» Problem details: Each line of the listing must be transcribed exactly, except for the images, which should be excluded.

» Data extract:
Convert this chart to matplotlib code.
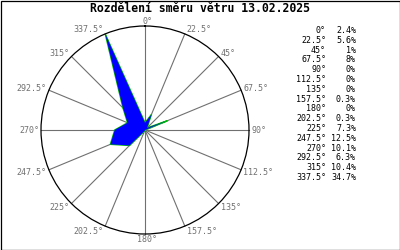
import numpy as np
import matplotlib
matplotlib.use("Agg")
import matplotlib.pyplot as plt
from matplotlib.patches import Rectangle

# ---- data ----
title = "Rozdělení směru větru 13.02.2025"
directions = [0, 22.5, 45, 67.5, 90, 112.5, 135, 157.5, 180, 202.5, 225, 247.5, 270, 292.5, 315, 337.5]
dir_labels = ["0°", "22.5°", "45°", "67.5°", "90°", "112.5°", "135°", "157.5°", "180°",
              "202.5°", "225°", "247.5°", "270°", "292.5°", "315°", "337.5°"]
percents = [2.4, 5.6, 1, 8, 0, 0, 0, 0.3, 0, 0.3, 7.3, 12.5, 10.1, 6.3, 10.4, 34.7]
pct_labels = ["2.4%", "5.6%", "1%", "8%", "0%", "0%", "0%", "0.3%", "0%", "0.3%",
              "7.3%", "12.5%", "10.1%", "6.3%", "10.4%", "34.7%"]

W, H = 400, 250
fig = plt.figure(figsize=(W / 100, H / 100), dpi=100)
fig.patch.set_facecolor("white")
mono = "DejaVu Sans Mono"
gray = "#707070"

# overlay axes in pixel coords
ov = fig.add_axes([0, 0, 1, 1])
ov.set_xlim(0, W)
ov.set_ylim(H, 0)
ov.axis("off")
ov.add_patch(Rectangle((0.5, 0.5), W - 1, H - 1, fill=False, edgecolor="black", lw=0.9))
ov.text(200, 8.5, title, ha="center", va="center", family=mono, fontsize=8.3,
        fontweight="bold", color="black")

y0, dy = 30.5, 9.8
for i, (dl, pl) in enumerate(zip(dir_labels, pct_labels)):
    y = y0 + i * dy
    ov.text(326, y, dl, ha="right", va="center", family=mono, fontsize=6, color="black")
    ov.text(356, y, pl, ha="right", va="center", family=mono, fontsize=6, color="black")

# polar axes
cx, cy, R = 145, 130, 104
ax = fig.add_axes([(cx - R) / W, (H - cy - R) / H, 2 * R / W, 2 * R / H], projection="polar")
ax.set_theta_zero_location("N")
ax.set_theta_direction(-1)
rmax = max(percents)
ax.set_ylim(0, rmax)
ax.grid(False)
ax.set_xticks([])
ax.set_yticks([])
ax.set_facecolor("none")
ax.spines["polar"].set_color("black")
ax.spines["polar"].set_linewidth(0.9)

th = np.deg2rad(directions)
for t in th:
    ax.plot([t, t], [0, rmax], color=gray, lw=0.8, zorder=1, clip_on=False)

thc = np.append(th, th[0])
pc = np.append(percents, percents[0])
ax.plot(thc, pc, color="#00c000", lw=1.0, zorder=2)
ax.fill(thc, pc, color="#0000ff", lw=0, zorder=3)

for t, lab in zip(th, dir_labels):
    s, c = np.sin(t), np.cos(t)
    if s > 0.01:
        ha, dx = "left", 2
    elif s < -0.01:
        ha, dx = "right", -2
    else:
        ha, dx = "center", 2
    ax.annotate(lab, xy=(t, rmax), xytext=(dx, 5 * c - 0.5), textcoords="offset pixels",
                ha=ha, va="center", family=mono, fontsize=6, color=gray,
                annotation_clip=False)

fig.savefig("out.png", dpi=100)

» Correct answer:
Convert this chart to matplotlib code.
import numpy as np
import matplotlib
matplotlib.use("Agg")
import matplotlib.pyplot as plt
from matplotlib.patches import Rectangle

# ---- data ----
title = "Rozdělení směru větru 13.02.2025"
directions = [0, 22.5, 45, 67.5, 90, 112.5, 135, 157.5, 180, 202.5, 225, 247.5, 270, 292.5, 315, 337.5]
dir_labels = ["0°", "22.5°", "45°", "67.5°", "90°", "112.5°", "135°", "157.5°", "180°",
              "202.5°", "225°", "247.5°", "270°", "292.5°", "315°", "337.5°"]
percents = [2.4, 5.6, 1, 8, 0, 0, 0, 0.3, 0, 0.3, 7.3, 12.5, 10.1, 6.3, 10.4, 34.7]
pct_labels = ["2.4%", "5.6%", "1%", "8%", "0%", "0%", "0%", "0.3%", "0%", "0.3%",
              "7.3%", "12.5%", "10.1%", "6.3%", "10.4%", "34.7%"]

W, H = 400, 250
fig = plt.figure(figsize=(W / 100, H / 100), dpi=100)
fig.patch.set_facecolor("white")
mono = "DejaVu Sans Mono"
gray = "#707070"

# overlay axes in pixel coords
ov = fig.add_axes([0, 0, 1, 1])
ov.set_xlim(0, W)
ov.set_ylim(H, 0)
ov.axis("off")
ov.add_patch(Rectangle((0.5, 0.5), W - 1, H - 1, fill=False, edgecolor="black", lw=0.9))
ov.text(200, 8.5, title, ha="center", va="center", family=mono, fontsize=8.3,
        fontweight="bold", color="black")

y0, dy = 30.5, 9.8
for i, (dl, pl) in enumerate(zip(dir_labels, pct_labels)):
    y = y0 + i * dy
    ov.text(326, y, dl, ha="right", va="center", family=mono, fontsize=6, color="black")
    ov.text(356, y, pl, ha="right", va="center", family=mono, fontsize=6, color="black")

# polar axes
cx, cy, R = 145, 130, 104
ax = fig.add_axes([(cx - R) / W, (H - cy - R) / H, 2 * R / W, 2 * R / H], projection="polar")
ax.set_theta_zero_location("N")
ax.set_theta_direction(-1)
rmax = max(percents)
ax.set_ylim(0, rmax)
ax.grid(False)
ax.set_xticks([])
ax.set_yticks([])
ax.set_facecolor("none")
ax.spines["polar"].set_color("black")
ax.spines["polar"].set_linewidth(0.9)

th = np.deg2rad(directions)
for t in th:
    ax.plot([t, t], [0, rmax], color=gray, lw=0.8, zorder=1, clip_on=False)

thc = np.append(th, th[0])
pc = np.append(percents, percents[0])
ax.plot(thc, pc, color="#00c000", lw=1.0, zorder=2)
ax.fill(thc, pc, color="#0000ff", lw=0, zorder=3)

for t, lab in zip(th, dir_labels):
    s, c = np.sin(t), np.cos(t)
    if s > 0.01:
        ha, dx = "left", 2
    elif s < -0.01:
        ha, dx = "right", -2
    else:
        ha, dx = "center", 2
    ax.annotate(lab, xy=(t, rmax), xytext=(dx, 5 * c - 0.5), textcoords="offset pixels",
                ha=ha, va="center", family=mono, fontsize=6, color=gray,
                annotation_clip=False)

fig.savefig("out.png", dpi=100)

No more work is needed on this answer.